» **Source excerpt**:

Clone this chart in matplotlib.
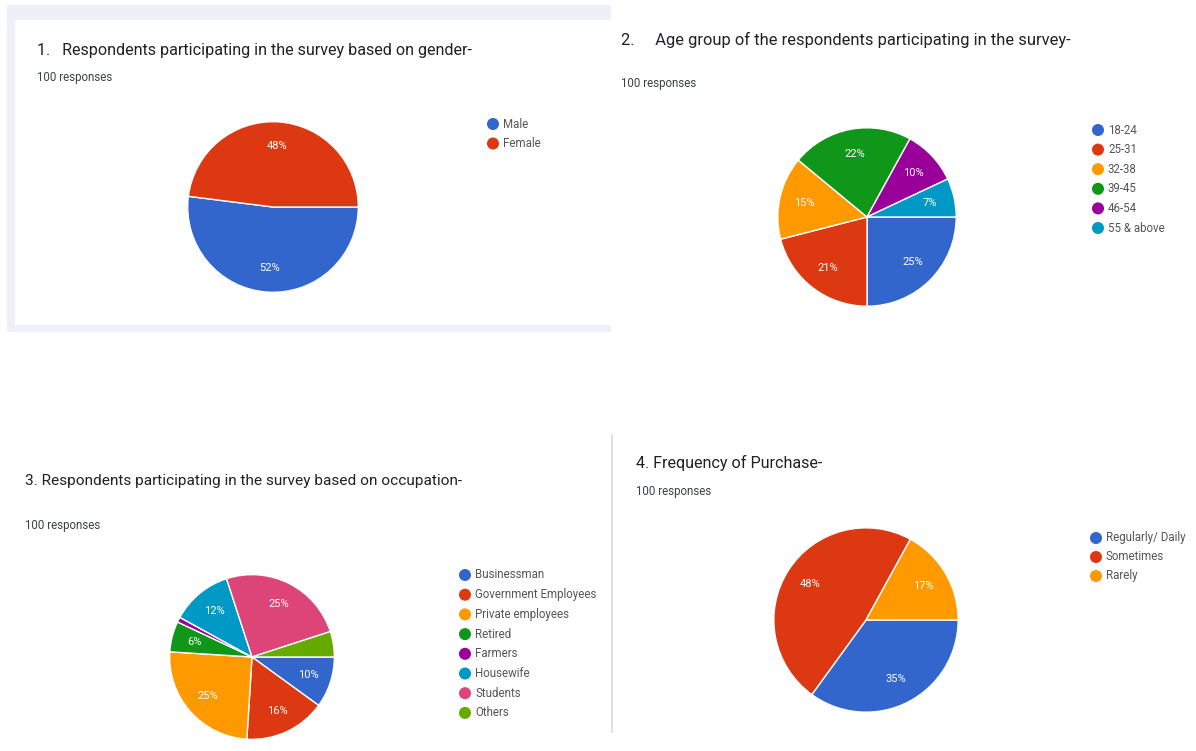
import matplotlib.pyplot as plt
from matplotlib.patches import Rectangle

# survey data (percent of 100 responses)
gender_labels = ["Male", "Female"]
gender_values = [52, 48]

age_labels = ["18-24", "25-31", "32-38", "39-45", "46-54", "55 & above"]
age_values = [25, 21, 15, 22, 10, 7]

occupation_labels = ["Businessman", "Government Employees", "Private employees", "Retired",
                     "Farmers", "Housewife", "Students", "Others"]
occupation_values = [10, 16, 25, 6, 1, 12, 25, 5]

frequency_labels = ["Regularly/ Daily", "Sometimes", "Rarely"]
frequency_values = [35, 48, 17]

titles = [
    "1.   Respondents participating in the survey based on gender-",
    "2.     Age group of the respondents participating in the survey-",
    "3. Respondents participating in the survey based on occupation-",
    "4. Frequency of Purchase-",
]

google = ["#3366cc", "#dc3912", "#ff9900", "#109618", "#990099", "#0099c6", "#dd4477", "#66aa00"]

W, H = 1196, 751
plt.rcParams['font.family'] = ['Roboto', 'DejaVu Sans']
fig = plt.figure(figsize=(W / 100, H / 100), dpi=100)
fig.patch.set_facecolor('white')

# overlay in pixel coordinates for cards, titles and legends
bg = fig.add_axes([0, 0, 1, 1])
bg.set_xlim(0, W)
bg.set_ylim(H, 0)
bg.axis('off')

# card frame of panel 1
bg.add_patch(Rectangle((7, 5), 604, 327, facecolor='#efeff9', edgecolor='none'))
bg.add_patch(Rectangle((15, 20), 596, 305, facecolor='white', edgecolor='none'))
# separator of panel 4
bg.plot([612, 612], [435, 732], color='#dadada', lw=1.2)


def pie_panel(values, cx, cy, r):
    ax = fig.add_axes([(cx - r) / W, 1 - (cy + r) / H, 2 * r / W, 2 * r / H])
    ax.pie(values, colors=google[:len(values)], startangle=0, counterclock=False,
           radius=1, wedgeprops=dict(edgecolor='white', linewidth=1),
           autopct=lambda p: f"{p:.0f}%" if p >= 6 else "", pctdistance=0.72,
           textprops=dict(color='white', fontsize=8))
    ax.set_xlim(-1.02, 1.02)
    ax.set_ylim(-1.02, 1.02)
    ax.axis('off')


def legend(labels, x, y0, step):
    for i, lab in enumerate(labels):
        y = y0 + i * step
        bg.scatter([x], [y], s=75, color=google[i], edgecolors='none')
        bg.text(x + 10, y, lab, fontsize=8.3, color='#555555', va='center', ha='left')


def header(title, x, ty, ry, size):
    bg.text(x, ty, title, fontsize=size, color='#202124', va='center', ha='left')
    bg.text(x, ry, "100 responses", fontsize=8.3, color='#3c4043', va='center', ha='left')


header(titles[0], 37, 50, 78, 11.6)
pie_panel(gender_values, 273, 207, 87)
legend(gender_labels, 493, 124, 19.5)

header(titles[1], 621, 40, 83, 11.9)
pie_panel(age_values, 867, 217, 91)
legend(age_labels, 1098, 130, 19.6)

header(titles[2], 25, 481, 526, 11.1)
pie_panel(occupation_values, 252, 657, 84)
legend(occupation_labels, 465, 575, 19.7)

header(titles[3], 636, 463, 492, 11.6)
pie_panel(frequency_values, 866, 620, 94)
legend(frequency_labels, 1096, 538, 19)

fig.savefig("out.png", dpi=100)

» **Requirements**: Would you reproduce the lines above, from the very first through the line containing "bg.axis('off')", exactly and without the pictures?

» **Complete response**:
Clone this chart in matplotlib.
import matplotlib.pyplot as plt
from matplotlib.patches import Rectangle

# survey data (percent of 100 responses)
gender_labels = ["Male", "Female"]
gender_values = [52, 48]

age_labels = ["18-24", "25-31", "32-38", "39-45", "46-54", "55 & above"]
age_values = [25, 21, 15, 22, 10, 7]

occupation_labels = ["Businessman", "Government Employees", "Private employees", "Retired",
                     "Farmers", "Housewife", "Students", "Others"]
occupation_values = [10, 16, 25, 6, 1, 12, 25, 5]

frequency_labels = ["Regularly/ Daily", "Sometimes", "Rarely"]
frequency_values = [35, 48, 17]

titles = [
    "1.   Respondents participating in the survey based on gender-",
    "2.     Age group of the respondents participating in the survey-",
    "3. Respondents participating in the survey based on occupation-",
    "4. Frequency of Purchase-",
]

google = ["#3366cc", "#dc3912", "#ff9900", "#109618", "#990099", "#0099c6", "#dd4477", "#66aa00"]

W, H = 1196, 751
plt.rcParams['font.family'] = ['Roboto', 'DejaVu Sans']
fig = plt.figure(figsize=(W / 100, H / 100), dpi=100)
fig.patch.set_facecolor('white')

# overlay in pixel coordinates for cards, titles and legends
bg = fig.add_axes([0, 0, 1, 1])
bg.set_xlim(0, W)
bg.set_ylim(H, 0)
bg.axis('off')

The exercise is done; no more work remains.